The 78-year-old daughter of the late Sen. Strom Thurmond and a black maid said Wednesday that now that she has come forward to disclose her heritage, she is finally at peace.

At a news conference in her native South Carolina, Essie Mae Washington-Williams said she did not come forward earlier because she didn't want to jeopardize Thurmond's political career and family. "Throughout his life and mine we respected each other. … I was sensitive about his well-being and his career."


Essie Mae Washington-Williams tells the whole story to Dan Rather on 60 Minutes II, Wednesday at 8 p.m. ET/PT.


"I am not bitter. I am not angry. In fact, there is a great sense of peace that has come over me in the past year," she said. "I feel as though a great weight has been lifted. I am Essie Mae Washington-Williams, and at last I feel completely free."

Williams announced last weekend she is the illegitimate daughter of Thurmond, a former segregationist, and Carrie Butler, a maid for the Thurmond family. Thurmond was 22 and Butler was 16 when Williams was born in 1925.

"I knew him beyond his public image," Williams said. "Certainly never did like the idea that he was a segregationist, but there was nothing I could do about it. That was his life."

Williams is a retired teacher living in Los Angeles. She said she has four children, 13 grandchildren and four great-grandchildren.

Thurmond died in June at age 100.

Thurmond's family on Monday said it acknowledges the woman's claim that she is his illegitimate mixed-race daughter.

"As J. Strom Thurmond has passed away and cannot speak for himself, the Thurmond family acknowledges Ms. Essie Mae Washington-Williams' claim to her heritage. We hope this acknowledgment will bring closure for Ms. Williams," the family's lawyer, J. Mark Taylor, said in a brief statement.

Williams had long been rumored to be Thurmond's child, though she had previously denied it. She came forward now at the urging and encouragement of her children, Frank K. Wheaton, an attorney for Williams, said.

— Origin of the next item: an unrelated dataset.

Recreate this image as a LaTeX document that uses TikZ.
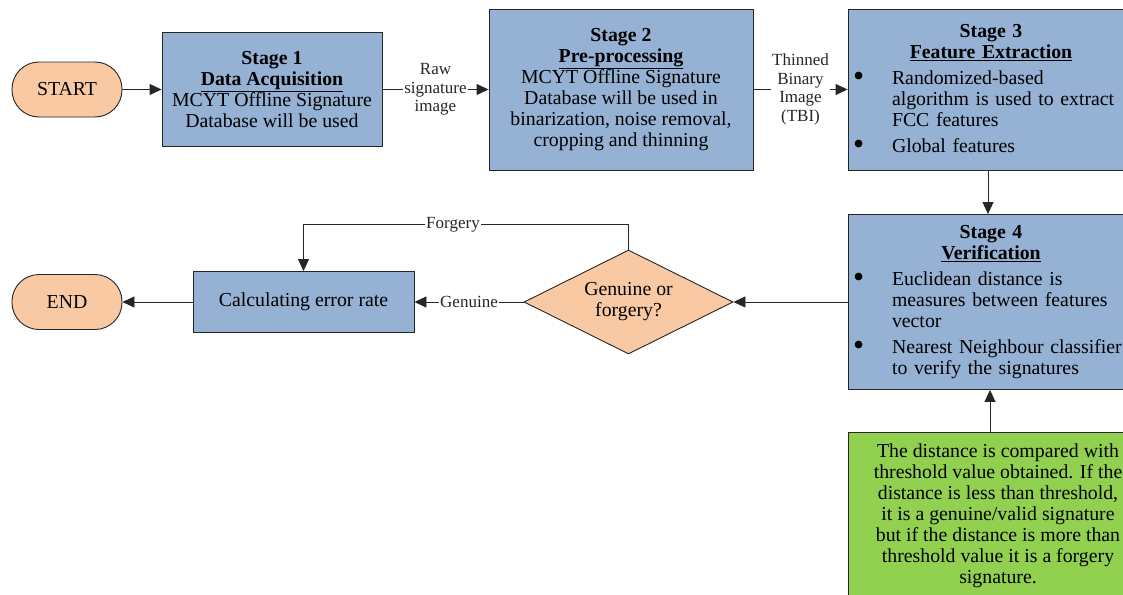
\documentclass[tikz,border=0pt]{standalone}
\usepackage{fontspec}
\setmainfont{LiberationSerif}[Extension=.ttf,UprightFont=*-Regular,BoldFont=*-Bold,
  ItalicFont=*-Italic,BoldItalicFont=*-BoldItalic]
\usetikzlibrary{arrows.meta,positioning,shapes.geometric}
\definecolor{stageblue}{HTML}{95B1D3}
\definecolor{termorange}{HTML}{F9C9A4}
\definecolor{notegreen}{HTML}{92D050}
\definecolor{edgegray}{HTML}{262626}
\newcommand{\stagehead}[2]{\centering{\bfseries #1\\ \underline{#2}}\par
  \leftskip=0pt \rightskip=0pt plus 1fil \parfillskip=0pt plus 1fil}
\newcommand{\bulitem}[1]{\par\vspace{5pt}\noindent\hangindent=39pt\hangafter=0
  \llap{\makebox[39pt][l]{\raisebox{-2.5pt}{\scalebox{1.6}{\textbullet}}}}#1}
\tikzset{
  stagebox/.style={draw=edgegray,line width=0.9pt,fill=stageblue,inner sep=0pt,
    font=\fontsize{19.8}{21}\selectfont},
  termbox/.style={draw=edgegray,line width=0.9pt,fill=termorange,rounded corners=27pt,
    minimum width=110pt,minimum height=55pt,font=\fontsize{19.8}{21}\selectfont},
  notebox/.style={draw=edgegray,line width=0.9pt,fill=notegreen,align=center,
    minimum width=300pt,minimum height=168pt,font=\fontsize{19.8}{21}\selectfont},
  decisionbox/.style={diamond,draw=edgegray,line width=0.9pt,fill=termorange,aspect=2,
    inner sep=0pt,minimum width=209pt,minimum height=104pt,align=center,
    font=\fontsize{19.8}{21}\selectfont},
  flow/.style={edgegray,line width=0.9pt,-{Triangle[length=12pt,width=11pt]}},
  edgelabel/.style={fill=white,inner sep=1pt,align=center,
    font=\fontsize{17}{18.5}\selectfont}
}
\begin{document}
\begin{tikzpicture}[x=1pt,y=-1pt]
  \useasboundingbox[fill=white] (0,0) rectangle (1123,594);
  % terminals
  \node[termbox] (start) at (67,89.5) {START};
  \node[termbox] (end) at (67,302) {END};
  % stages
  \node[stagebox,align=center,minimum width=220pt,minimum height=114pt] (s1) at (272,89.5)
    {\textbf{Stage 1}\\\textbf{\underline{Data Acquisition}}\\MCYT Offline Signature\\Database will be used};
  \node[stagebox,align=center,minimum width=264pt,minimum height=161pt] (s2) at (621,89.5)
    {\textbf{Stage 2}\\\textbf{\underline{Pre-processing}}\\MCYT Offline Signature\\Database will be used in\\binarization, noise removal,\\cropping and thinning};
  \node[stagebox,text width=276pt,inner xsep=5pt,minimum height=161pt] (s3) at (991,89.5)
    {\stagehead{Stage 3}{Feature Extraction}
     \bulitem{Randomized-based\newline algorithm is used to extract\newline FCC features}
     \bulitem{Global features}\par};
  \node[stagebox,text width=276pt,inner xsep=5pt,minimum height=175pt] (s4) at (991,302)
    {\stagehead{Stage 4}{Verification}
     \bulitem{Euclidean distance is\newline measures between features\newline vector}
     \bulitem{Nearest Neighbour classifier\newline to verify the signatures}\par};
  \node[notebox] (note) at (998,516)
    {The distance is compared with\\threshold value obtained. If the\\distance is less than threshold,\\it is a genuine/valid signature\\but if the distance is more than\\threshold value it is a forgery\\signature.};
  \node[decisionbox] (dia) at (628.5,302) {Genuine or\\forgery?};
  \node[stagebox,minimum width=221pt,minimum height=61pt] (calc) at (303.5,302) {Calculating error rate};
  \coordinate (fork) at ([yshift=25pt]dia.north);
  % connectors
  \draw[flow] (start) -- (s1);
  \draw[flow] (s1) -- node[edgelabel] {Raw\\signature\\image} (s2);
  \draw[flow] (s2) -- node[edgelabel] {Thinned\\Binary\\Image\\(TBI)} (s3);
  \draw[flow] ([xshift=-3pt]s3.south) -- ([xshift=-3pt]s4.north);
  \draw[flow] ([xshift=-1pt]note.north -| s4.south) -- ([xshift=-1pt]s4.south);
  \draw[flow] (s4) -- (dia);
  \draw[flow] (dia) -- node[edgelabel] {Genuine} (calc);
  \draw[flow] (dia.north) -- (fork) -| node[edgelabel,pos=0.27] {Forgery} (calc.north);
  \draw[flow] (calc) -- (end);
\end{tikzpicture}
\end{document}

Williams told The Washington Post that Thurmond privately acknowledged her as his daughter and had provided financial support since 1941.

In seven decades of politics, Thurmond gained fame and infamy as an arch-segregationist, but he later came to support a holiday for the slain civil rights leader Martin Luther King.

Raised by an aunt, Williams told the Post she first met Thurmond around 1941, when she was 16, and Thurmond called her a "very lovely daughter."

She told the newspaper she received money at least once a year in sessions arranged by Thurmond's Senate staff. Wheaton said the total over the years was "very substantial" but less than $1 million.